A new merger between two midsize oil-and-gas companies seemed to touch all the bases that energy investors want to see: an all-stock deal, a low debt profile, a promising dividend, and that word “synergies” that Wall Street usually likes.

But the decision by Denver oil producer Cimarex Energy (ticker: XEC) and Cabot Oil & Gas (COG) to combine forces does not appear to be impressing investors or analysts much.

The deal, announced on Monday, is an all-stock transaction valued at $7.4 billion, or $17 billion after including debt. In Monday morning trading, Cimarex stock was dropping 7.9%, while Cabot was down 7.3%.

Cimarex shareholders will own 50.5% of the combined company after the deal, which values the companies without any significant premiums to recent prices. The new company will be based in Houston, and will take on a new as-yet-unreleased name.

After closing, shareholders will receive a special dividend of 50 cents. Going forward, the combined company is expected to pay out a fixed and a variable dividend each quarter amounting to at least 50% of its free cash flow. Variable dividend policies have already been put in place by Devon Energy (DVN) and will soon be instituted by Pioneer Resources ’ (PXD). Investors have mostly cheered the policies, because they allow companies to pay out big dividends when oil prices are high, but allow them to be more flexible when times are tough, instead of having to slash their base dividend, which companies like BP (BP) did last year. Cabot had previously announced a “base-plus-supplemental” dividend strategy that is similar to a variable dividend.

Right now, Cabot pays a dividend yield of 2.7% and Cimarex’s is 1.7%. After the deal, the “pro forma yield of total cash return is 5.6%, with first payment expected in the first quarter of 2022,” estimated Cowen analyst David Deckelbaum.

The expectations of a fatter yield, however, were not enough to impress Wall Street. What made the deal a head-scratcher for some analysts was the fact that the two companies are very different and drill in different areas. In other recent deals, such as Pioneer Resources’ acquisition of Parsley Energy, the two companies had overlapping acreage and more similar business models. And the “synergies,” or likely cost cuts, from the Cimarex deal amount to $100 million annually — not a huge number for a deal valued at over $15 billion on enterprise value.

Cabot is a natural gas producer focused entirely on the Marcellus Shale play in Pennsylvania. It is among the largest gas producers in the country and it has a particularly low debt load and steady operations. Barron’s has written favorably about Cabot, both this year and last, given its strong balance sheet and steady returns.
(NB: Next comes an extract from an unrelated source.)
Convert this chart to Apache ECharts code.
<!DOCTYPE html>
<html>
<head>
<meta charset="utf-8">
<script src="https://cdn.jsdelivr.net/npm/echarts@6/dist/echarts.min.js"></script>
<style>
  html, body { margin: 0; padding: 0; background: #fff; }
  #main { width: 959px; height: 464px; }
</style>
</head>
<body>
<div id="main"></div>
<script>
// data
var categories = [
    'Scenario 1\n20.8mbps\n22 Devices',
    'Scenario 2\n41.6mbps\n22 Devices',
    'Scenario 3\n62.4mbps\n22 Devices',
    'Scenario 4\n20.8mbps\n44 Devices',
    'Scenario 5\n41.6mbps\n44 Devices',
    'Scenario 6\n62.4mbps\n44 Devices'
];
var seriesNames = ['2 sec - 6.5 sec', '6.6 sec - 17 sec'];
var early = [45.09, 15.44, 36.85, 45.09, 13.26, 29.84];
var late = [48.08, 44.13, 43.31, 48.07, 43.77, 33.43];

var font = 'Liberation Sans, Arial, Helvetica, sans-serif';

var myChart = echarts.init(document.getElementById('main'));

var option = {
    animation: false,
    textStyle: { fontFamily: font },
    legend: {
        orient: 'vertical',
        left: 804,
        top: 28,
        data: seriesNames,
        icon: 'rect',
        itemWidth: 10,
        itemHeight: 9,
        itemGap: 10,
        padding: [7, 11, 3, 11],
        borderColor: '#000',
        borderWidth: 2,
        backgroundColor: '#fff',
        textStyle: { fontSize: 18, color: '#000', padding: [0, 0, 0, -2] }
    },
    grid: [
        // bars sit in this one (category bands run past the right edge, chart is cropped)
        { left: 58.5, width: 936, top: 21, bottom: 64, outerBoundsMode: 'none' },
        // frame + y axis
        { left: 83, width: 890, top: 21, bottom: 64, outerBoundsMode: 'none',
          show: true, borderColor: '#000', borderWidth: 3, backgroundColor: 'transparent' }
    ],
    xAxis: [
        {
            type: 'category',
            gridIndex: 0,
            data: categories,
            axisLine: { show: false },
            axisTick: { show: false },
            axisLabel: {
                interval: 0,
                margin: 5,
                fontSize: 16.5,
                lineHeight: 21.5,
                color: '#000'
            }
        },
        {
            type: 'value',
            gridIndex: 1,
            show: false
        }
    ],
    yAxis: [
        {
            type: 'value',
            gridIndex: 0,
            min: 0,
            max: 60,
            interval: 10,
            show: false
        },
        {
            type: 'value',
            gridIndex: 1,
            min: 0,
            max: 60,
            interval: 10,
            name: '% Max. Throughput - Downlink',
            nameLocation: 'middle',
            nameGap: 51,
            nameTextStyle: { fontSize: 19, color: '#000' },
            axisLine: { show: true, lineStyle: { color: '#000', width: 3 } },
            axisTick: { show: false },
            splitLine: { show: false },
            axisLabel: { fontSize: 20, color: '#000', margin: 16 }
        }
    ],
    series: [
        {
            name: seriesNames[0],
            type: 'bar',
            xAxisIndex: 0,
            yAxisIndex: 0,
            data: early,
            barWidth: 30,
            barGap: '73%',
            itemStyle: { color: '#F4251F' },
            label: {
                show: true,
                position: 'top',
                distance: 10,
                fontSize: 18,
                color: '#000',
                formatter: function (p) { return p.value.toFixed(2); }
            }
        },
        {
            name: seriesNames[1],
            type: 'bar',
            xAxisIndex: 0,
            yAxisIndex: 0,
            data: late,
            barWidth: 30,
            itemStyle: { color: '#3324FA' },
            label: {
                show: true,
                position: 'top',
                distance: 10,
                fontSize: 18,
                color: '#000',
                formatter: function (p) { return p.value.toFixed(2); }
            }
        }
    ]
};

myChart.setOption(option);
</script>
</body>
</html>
Analyst Paul Sankey of Sankey Research has called it the “Saudi Arabia of natural gas.”

Cimarex, based in Denver, is more oil-weighted, and its operations are in Texas, New Mexico, and Oklahoma.
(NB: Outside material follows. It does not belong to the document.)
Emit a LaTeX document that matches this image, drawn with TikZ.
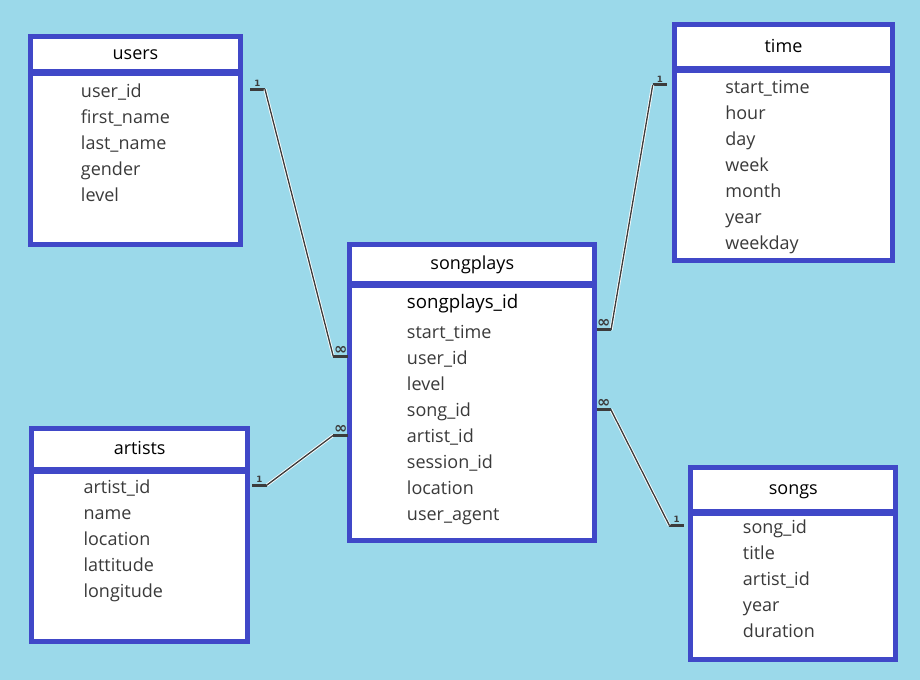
\documentclass[tikz,border=0pt]{standalone}
\usepackage{fontspec}
\setmainfont{Open Sans}
\newfontfamily\cardfont{DejaVu Sans}
\usepackage{xcolor}
\usetikzlibrary{positioning}

\definecolor{bgblue}{RGB}{155,217,234}
\definecolor{tabblue}{RGB}{64,72,200}
\definecolor{fieldgrey}{RGB}{58,58,58}
\definecolor{linegrey}{RGB}{60,60,60}

\begin{document}
\begin{tikzpicture}[x=0.75pt, y=-0.75pt, node distance=1.5pt]
        % Stijlen voor tabellen, velden en relaties
        \tikzstyle{tabhead} = [rectangle, draw=tabblue, line width=3.75pt, fill=white, outer sep=0pt, inner sep=0pt, text height=1.5ex, text depth=0pt, font=\fontsize{13.5}{16}\selectfont]
        \tikzstyle{tabbody} = [rectangle, draw=tabblue, line width=3.75pt, fill=white, outer sep=0pt, inner sep=0pt]
        \tikzstyle{field} = [anchor=base west, inner sep=0pt, text=fieldgrey, font=\fontsize{13.5}{16}\selectfont]
        \tikzstyle{bar} = [draw=linegrey, line width=2.25pt]
        \tikzstyle{rel} = [draw=linegrey, line width=1pt, preaction={draw=white, line width=2.3pt}]
        \tikzstyle{card} = [inner sep=0.8pt, text=linegrey, font=\cardfont\bfseries\fontsize{6.5}{7}\selectfont]
        \tikzstyle{many} = [inner sep=0pt, yshift=0.5pt, text=linegrey, font=\cardfont\bfseries\fontsize{12}{12}\selectfont]

        % Achtergrond
        \fill[bgblue] (0,0) rectangle (920,680);
        \useasboundingbox (0,0) rectangle (920,680);

        % Tabellen plaatsen
        \node (users) [tabhead, minimum width=210*0.75pt, minimum height=35.5*0.75pt] at (135.5,54.25) {users};
        \node (usersbody) [tabbody, below=of users, minimum width=210*0.75pt, minimum height=170.5*0.75pt] {};

        \node (time) [tabhead, minimum width=218*0.75pt, minimum height=44*0.75pt] at (783.5,47) {time};
        \node (timebody) [tabbody, below=of time, minimum width=218*0.75pt, minimum height=189.5*0.75pt] {};

        \node (songplays) [tabhead, minimum width=245*0.75pt, minimum height=39.5*0.75pt] at (472.3,264) {songplays};
        \node (songplaysbody) [tabbody, below=of songplays, minimum width=245*0.75pt, minimum height=255.1*0.75pt] {};

        \node (artists) [tabhead, minimum width=215.7*0.75pt, minimum height=40.5*0.75pt] at (139.65,448.75) {artists};
        \node (artistsbody) [tabbody, below=of artists, minimum width=215.7*0.75pt, minimum height=170.5*0.75pt] {};

        \node (songs) [tabhead, minimum width=205*0.75pt, minimum height=44.2*0.75pt] at (793.3,489.6) {songs};
        \node (songsbody) [tabbody, below=of songs, minimum width=205*0.75pt, minimum height=145.5*0.75pt] {};

        % Velden
        \foreach \f [count=\i from 0] in {user\_id, first\_name, last\_name, gender, level}
            \node (users-\i) [field] at (80.7, 97.5+26*\i) {\f};
        \foreach \f [count=\i from 0] in {start\_time, hour, day, week, month, year, weekday}
            \node (time-\i) [field] at (725, 93.2+26*\i) {\f};
        \node (songplays-id) [field, text=black, font=\fontsize{14}{16}\selectfont] at (406.7,309) {songplays\_id};
        \foreach \f [count=\i from 0] in {start\_time, user\_id, level, song\_id, artist\_id, session\_id, location, user\_agent}
            \node (songplays-\i) [field] at (406.7, 338.8+26*\i) {\f};
        \foreach \f [count=\i from 0] in {artist\_id, name, location, lattitude, longitude}
            \node (artists-\i) [field] at (83.3, 493.2+26*\i) {\f};
        \foreach \f [count=\i from 0] in {song\_id, title, artist\_id, year, duration}
            \node (songs-\i) [field] at (742.7, 533.2+26*\i) {\f};

        % Eindpunten van de relaties
        \coordinate (ua) at (250,89.3);    \coordinate (ub) at (265,89.3);
        \coordinate (spua) at (333.3,356.5); \coordinate (spub) at (348.3,356.5);
        \coordinate (aa) at (252,485);     \coordinate (ab) at (267,485);
        \coordinate (spaa) at (333.3,435.3); \coordinate (spab) at (348.3,435.3);
        \coordinate (ta) at (652.7,85);    \coordinate (tb) at (667.3,85);
        \coordinate (spta) at (596.5,330); \coordinate (sptb) at (611,330);
        \coordinate (sa) at (669.3,525.3); \coordinate (sb) at (684,525.3);
        \coordinate (spsa) at (596.7,409.3); \coordinate (spsb) at (610.7,409.3);

        % Relaties tekenen
        \draw [bar] (ua) -- node[card, above] (ucard) {1} (ub);
        \draw [rel] (ub) -- (spua);
        \draw [bar] (spua) -- node[many, above] (spucard) {∞} (spub);

        \draw [bar] (aa) -- node[card, above] (acard) {1} (ab);
        \draw [rel] (ab) -- (spaa);
        \draw [bar] (spaa) -- node[many, above] (spacard) {∞} (spab);

        \draw [bar] (ta) -- node[card, above] (tcard) {1} (tb);
        \draw [rel] (ta) -- (sptb);
        \draw [bar] (spta) -- node[many, above] (sptcard) {∞} (sptb);

        \draw [bar] (sa) -- node[card, above] (scard) {1} (sb);
        \draw [rel] (spsb) -- (sa);
        \draw [bar] (spsa) -- node[many, above] (spscard) {∞} (spsb);

\end{tikzpicture}
\end{document}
In a call with analysts, the chief executives of the two companies — Dan Dinges of Cabot and Tom Jorden of Cimarex– fielded pointed questions that indicated skepticism about the deal.
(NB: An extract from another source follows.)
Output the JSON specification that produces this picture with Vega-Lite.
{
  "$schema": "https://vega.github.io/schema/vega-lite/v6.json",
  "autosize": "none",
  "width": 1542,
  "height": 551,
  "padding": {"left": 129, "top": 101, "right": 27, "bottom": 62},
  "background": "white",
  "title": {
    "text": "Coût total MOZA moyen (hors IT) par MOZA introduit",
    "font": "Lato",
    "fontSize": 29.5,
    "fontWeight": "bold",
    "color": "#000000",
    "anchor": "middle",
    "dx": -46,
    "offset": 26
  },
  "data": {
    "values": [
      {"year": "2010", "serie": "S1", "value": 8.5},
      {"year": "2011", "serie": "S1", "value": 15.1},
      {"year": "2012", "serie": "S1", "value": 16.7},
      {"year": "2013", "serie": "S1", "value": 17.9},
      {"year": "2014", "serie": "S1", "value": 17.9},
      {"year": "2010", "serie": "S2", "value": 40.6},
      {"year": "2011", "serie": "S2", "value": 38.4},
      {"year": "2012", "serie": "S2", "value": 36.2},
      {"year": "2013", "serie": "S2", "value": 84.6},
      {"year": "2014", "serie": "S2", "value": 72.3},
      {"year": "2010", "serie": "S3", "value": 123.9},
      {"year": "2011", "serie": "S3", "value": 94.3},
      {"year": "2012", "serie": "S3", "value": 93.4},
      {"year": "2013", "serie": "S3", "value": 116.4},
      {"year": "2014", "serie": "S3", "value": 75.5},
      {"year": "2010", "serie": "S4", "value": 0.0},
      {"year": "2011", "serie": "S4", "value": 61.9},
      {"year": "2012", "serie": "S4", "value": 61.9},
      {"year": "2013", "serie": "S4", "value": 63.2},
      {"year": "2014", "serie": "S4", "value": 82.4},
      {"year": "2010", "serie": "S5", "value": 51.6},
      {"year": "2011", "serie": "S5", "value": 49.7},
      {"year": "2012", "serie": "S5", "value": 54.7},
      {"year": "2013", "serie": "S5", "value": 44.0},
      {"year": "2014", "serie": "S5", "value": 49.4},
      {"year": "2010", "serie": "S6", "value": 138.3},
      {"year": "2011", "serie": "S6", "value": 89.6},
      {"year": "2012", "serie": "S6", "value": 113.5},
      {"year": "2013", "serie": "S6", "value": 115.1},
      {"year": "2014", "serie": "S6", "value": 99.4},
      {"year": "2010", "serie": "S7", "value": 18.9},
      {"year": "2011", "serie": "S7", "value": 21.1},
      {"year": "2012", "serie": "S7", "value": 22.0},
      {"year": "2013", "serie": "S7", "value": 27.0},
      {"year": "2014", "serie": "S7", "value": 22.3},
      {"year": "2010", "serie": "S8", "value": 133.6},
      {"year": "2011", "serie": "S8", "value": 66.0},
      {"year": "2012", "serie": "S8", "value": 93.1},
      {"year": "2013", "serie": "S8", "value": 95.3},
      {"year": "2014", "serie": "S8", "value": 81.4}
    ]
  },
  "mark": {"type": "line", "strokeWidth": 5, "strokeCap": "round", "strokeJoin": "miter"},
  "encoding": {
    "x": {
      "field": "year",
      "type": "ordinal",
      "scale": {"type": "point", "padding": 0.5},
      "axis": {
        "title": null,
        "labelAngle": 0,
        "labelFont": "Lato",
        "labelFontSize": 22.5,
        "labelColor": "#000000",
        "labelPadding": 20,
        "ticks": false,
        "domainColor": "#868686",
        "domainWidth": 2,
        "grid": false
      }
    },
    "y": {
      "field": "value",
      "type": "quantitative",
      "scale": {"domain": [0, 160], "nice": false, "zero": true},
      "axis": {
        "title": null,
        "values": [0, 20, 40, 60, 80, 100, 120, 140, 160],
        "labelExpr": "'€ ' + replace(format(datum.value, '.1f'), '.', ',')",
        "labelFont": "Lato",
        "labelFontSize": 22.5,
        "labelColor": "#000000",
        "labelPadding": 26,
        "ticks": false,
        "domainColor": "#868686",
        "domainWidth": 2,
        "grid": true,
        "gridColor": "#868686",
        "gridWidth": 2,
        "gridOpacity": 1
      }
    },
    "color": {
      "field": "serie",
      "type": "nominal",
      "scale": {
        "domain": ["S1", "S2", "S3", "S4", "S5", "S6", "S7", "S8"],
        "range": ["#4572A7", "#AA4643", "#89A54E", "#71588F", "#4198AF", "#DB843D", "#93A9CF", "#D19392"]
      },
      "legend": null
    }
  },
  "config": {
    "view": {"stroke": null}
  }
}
Bank of America analyst Doug Leggate said he had a “frank” question for the company, and mentioned the ages of the two CEOs (67 and 63).

“I just want to ask you, was this the best deal for both companies? What I mean is there’s no operational overlap,” the analyst said.

“Your balance sheets don’t get you a lower cost of capital,” he added, questioning whether there’s more of an explanation for the deal. “Clearly there’s better fits for both companies.”

“We’re entirely comfortable that this is the right combination for both of us,” said Dinges, the Cabot CEO, mentioning the companies’ sustainable free cash flow, dividend policy, and diversity of its assets. “It’s hard to shoot a lot of holes when you look at what the combination is as two companies coming together.”

Jorden of Cimarex, who will be CEO of the combined company, also responded, saying jokingly: “I want to disagree with your core premise. I am not too young to be leading this combined entity.”

Jorden noted that Cimarex’s executive bench was “deep” with “some very young people on our executive team and this company is built for the future.” He urged analysts and investors to look past the “noise.”

“You need to cover up the fact of geography and asset mix and look at the combined financial performance of this company,” Jorden said. “And when you look a that, it’s hard not to just say ‘Wow.’”

“Gas. Oil. Pennsylvania. Texas. That’s noise,” he continued. “The signal in this is they’re two of the best assets in our business, the best investment returns.”

He added later that the companies are building “an ark, not a party boat.”

But on Monday, it wasn’t an ark that investors wanted to climb aboard.